Переправа на правый берег Волги обычно осуществ­лялась по ночам в целях безопасности, но все равно нем­цы по ночам беспрерывно подвешивали над переправой осветительные ракеты и вели обстрел из орудий и круп­нокалиберных пулеметов по бронекатерам и баржам. По­тери при переправе были всегда, и Волга, окрашиваясь кровью, несла вниз по течению тела русских солдат и об­ломки барж.

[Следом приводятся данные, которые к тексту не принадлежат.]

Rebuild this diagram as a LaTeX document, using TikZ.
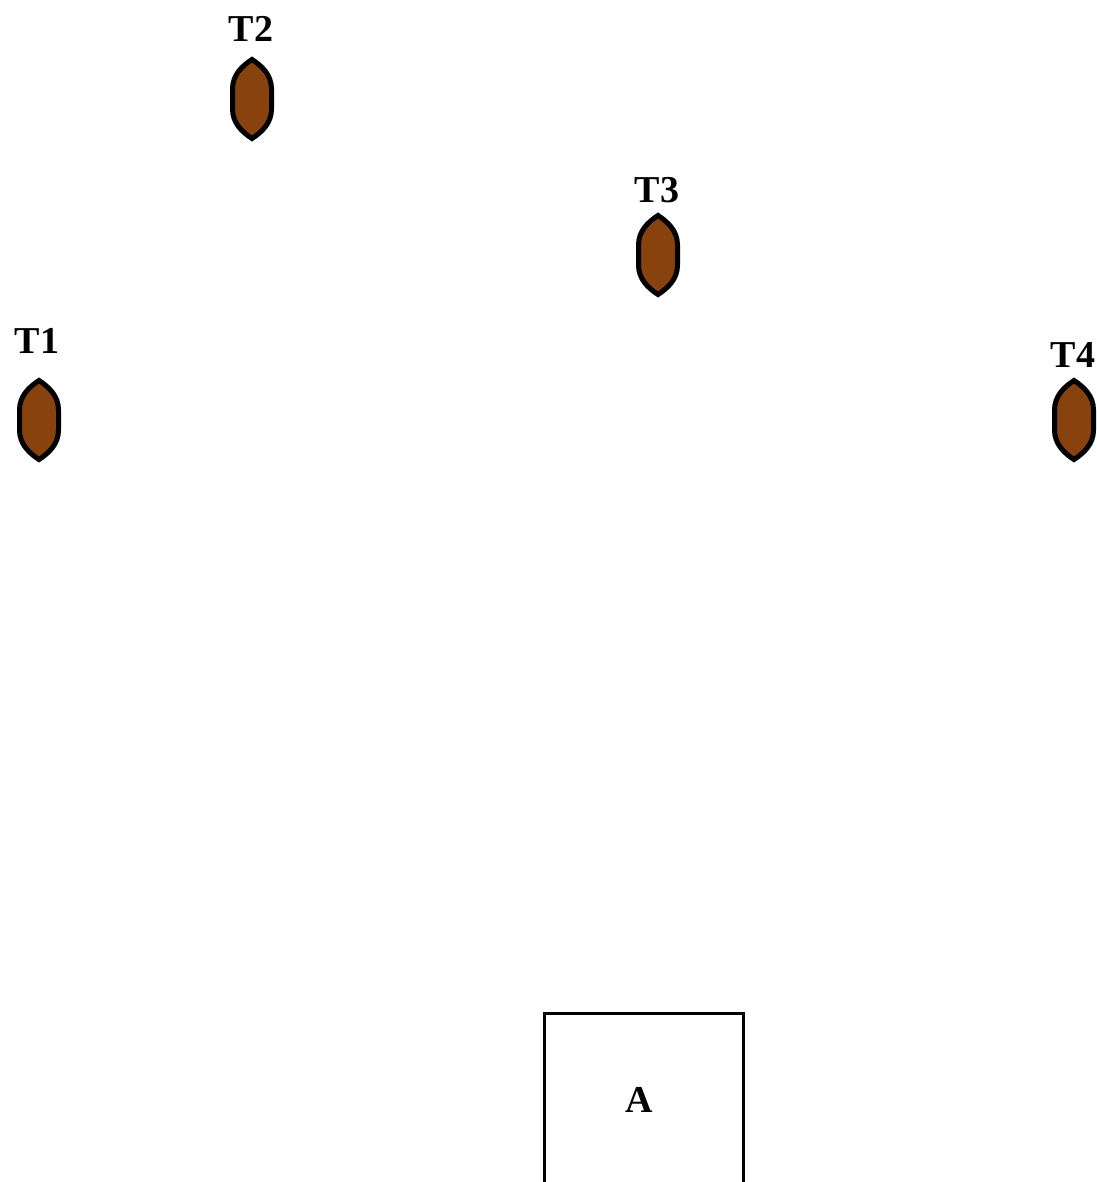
\documentclass[tikz,border=0pt]{standalone}
\usepackage{fontspec}
\setmainfont{Liberation Serif}
\usetikzlibrary{calc}
\begin{document}
\begin{tikzpicture}[x=1pt,y=-1pt,
  lbl/.style={font=\fontsize{38}{41}\selectfont\bfseries, inner sep=0pt, anchor=base},
  pod/.style={draw=black, line width=5pt, fill=podbrown},
  boxline/.style={draw=black, line width=3.5pt}]
\definecolor{podbrown}{RGB}{135,66,14}
\useasboundingbox (0,0) rectangle (1096,1182);
\clip (0,0) rectangle (1096,1182);
% pod centres
\coordinate (p1) at (39,420);
\coordinate (p2) at (252,99);
\coordinate (p3) at (658,255);
\coordinate (p4) at (1074,420);
\foreach \p in {p1,p2,p3,p4}{
  \path[pod] ($(\p)+(0,-39.5)$)
    .. controls ($(\p)+(10,-33)$) and ($(\p)+(19.5,-24)$) .. ($(\p)+(19.5,-10)$)
    -- ($(\p)+(19.5,10)$)
    .. controls ($(\p)+(19.5,24)$) and ($(\p)+(10,33)$) .. ($(\p)+(0,39.5)$)
    .. controls ($(\p)+(-10,33)$) and ($(\p)+(-19.5,24)$) .. ($(\p)+(-19.5,10)$)
    -- ($(\p)+(-19.5,-10)$)
    .. controls ($(\p)+(-19.5,-24)$) and ($(\p)+(-10,-33)$) .. cycle;
}
% labels
\node[lbl] (t1) at (37,353) {T1};
\node[lbl] (t2) at (251,42) {T2};
\node[lbl] (t3) at (657,203) {T3};
\node[lbl] (t4) at (1073,367) {T4};
% box
\coordinate (bl) at (544.5,1200);
\coordinate (br) at (743.5,1200);
\path[boxline] (bl) |- (644,1013.5) -| (br);
\node[lbl] (a) at (639,1112) {A};
\end{tikzpicture}
\end{document}
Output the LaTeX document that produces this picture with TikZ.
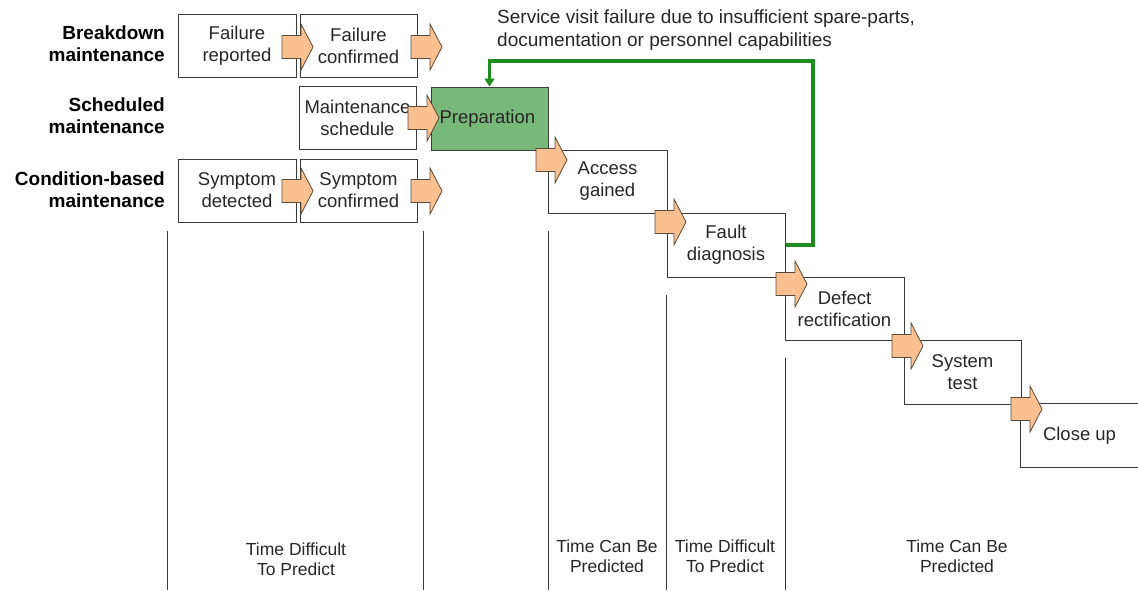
\documentclass[tikz,border=0pt]{standalone}
\usepackage{fontspec}
\setmainfont{Liberation Sans}
\usetikzlibrary{arrows.meta}
\definecolor{linegray}{HTML}{3A3A3A}
\definecolor{arrfill}{HTML}{FAC08F}
\definecolor{arrline}{HTML}{5A4A3A}
\definecolor{prepgreen}{HTML}{78B878}
\definecolor{loopgreen}{HTML}{1E8C1E}
\tikzset{
  boxtext/.style={font=\fontsize{18.5}{22}\selectfont, align=center, text=black!85},
  procbox/.style={boxtext, draw=linegray, line width=1pt, minimum width=118pt, minimum height=63pt, inner sep=0pt},
  openbox/.style={boxtext, minimum width=118pt, minimum height=63pt, inner sep=0pt},
  rowlabel/.style={font=\fontsize{19}{22}\selectfont\bfseries, align=right, anchor=east, inner sep=0pt},
  zonelabel/.style={font=\fontsize{17.5}{20}\selectfont, align=center, inner sep=0pt, text=black!85},
  divider/.style={draw=linegray, line width=1pt},
  blkarrow/.style={fill=arrfill, draw=arrline, line width=0.8pt, line join=miter},
  loop/.style={draw=loopgreen, line width=3.2pt, -{Triangle[length=8pt,width=10pt]}},
}
\newcommand\orangearrow[3]{%
  \coordinate (#1) at (#2,#3);
  \path[blkarrow] ({#2-31},{#3-11.5}) -- ({#2-12},{#3-11.5}) -- ({#2-12},{#3-23})
    -- (#1) -- ({#2-12},{#3+23}) -- ({#2-12},{#3+11.5}) -- ({#2-31},{#3+11.5}) -- cycle;
}
\begin{document}
\begin{tikzpicture}[x=1pt,y=-1pt]
\useasboundingbox (0,0) rectangle (1138,590);

% row labels
\node[rowlabel] (lb) at (165,44) {Breakdown\\maintenance};
\node[rowlabel] (ls) at (165,115.5) {Scheduled\\maintenance};
\node[rowlabel] (lc) at (165,190) {Condition-based\\maintenance};

% dividers
\draw[divider] (167,231) -- (167,590);
\draw[divider] (423,231) -- (423,590);
\draw[divider] (548,231) -- (548,590);
\draw[divider] (666.5,295) -- (666.5,590);
\draw[divider] (785,358) -- (785,590);

% boxes
\node[procbox] (fr) at (237,45.5) {Failure\\reported};
\node[procbox, minimum width=117pt] (fc) at (358.5,45.5) {Failure\\confirmed};
\node[procbox, minimum width=117pt] (ms) at (357.5,118) {Maintenance\\schedule};
\node[procbox, minimum width=117pt, fill=prepgreen, text width=100pt, align=left, inner xsep=8.5pt] (prep) at (489.5,118.5) {Preparation};
\node[procbox] (sd) at (237,190.5) {Symptom\\detected};
\node[procbox, minimum width=117pt] (sc) at (358.5,190.5) {Symptom\\confirmed};
\node[procbox, minimum width=119pt] (ag) at (607.5,181.5) {Access\\gained};
\node[procbox, minimum height=64pt] (fd) at (726,245) {Fault\\diagnosis};
\node[procbox, minimum width=119pt] (dr) at (844.5,308.5) {Defect\\rectification};
\node[procbox, minimum width=117pt, minimum height=64pt] (st) at (962.5,372) {System\\test};
\node[openbox, minimum width=117pt] (cu) at (1079.5,435.5) {Close up};
\draw[divider] (cu.north east) -- (cu.north west) -- (cu.south west) -- (cu.south east);

% orange block arrows
\orangearrow{a1}{313}{47}
\orangearrow{a2}{442}{47}
\orangearrow{a3}{439}{118}
\orangearrow{a4}{313}{191}
\orangearrow{a5}{442}{191}
\orangearrow{a6}{567}{160}
\orangearrow{a7}{686}{222}
\orangearrow{a8}{807}{284}
\orangearrow{a9}{923}{346}
\orangearrow{a10}{1042}{409}

% feedback loop
\node[boxtext, align=left, anchor=north west, inner sep=0pt, font=\fontsize{19}{23}\selectfont] (note) at (497,10)
  {Service visit failure due to insufficient spare-parts,\\documentation or personnel capabilities};
\coordinate (gc) at (813,61);
\draw[loop] (fd.east) -| (gc) -| (prep.north);

% zone labels
\node[zonelabel] (z1) at (296,559) {Time Difficult\\To Predict};
\node[zonelabel] (z2) at (607,556) {Time Can Be\\Predicted};
\node[zonelabel] (z3) at (725,556) {Time Difficult\\To Predict};
\node[zonelabel] (z4) at (957,556) {Time Can Be\\Predicted};
\end{tikzpicture}
\end{document}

Утром, прибыв на правый берег, я увидел дымящийся и лежащий в руинах город с почти непроходимыми ули­цами, заваленными обрушившимися стенами домов, столбами и деревьями. Среди руин стояли разбитые сго­ревшие танки, бронетранспортеры, грузовики и лежала целая армия трупов. Они были везде: в руинах домов, на улицах, в подвалах, в оврагах и траншеях. Особенно меня поразила пересекающая город река Царица, протекавшая в узкой глубокой балке, русло которой было сплошь за­валено трупами, так что не было видно и воды. Они лежа­ли в разных нелепых позах, раздувшиеся и страшные в своем неправдоподобии. Немцы не прекращали свои ата­ки ни на один день. В том числе, пытаясь по мелкому рус­лу реки Царицы прорваться к Волге, где их и уничтожа­ли шквальным пулеметным огнем.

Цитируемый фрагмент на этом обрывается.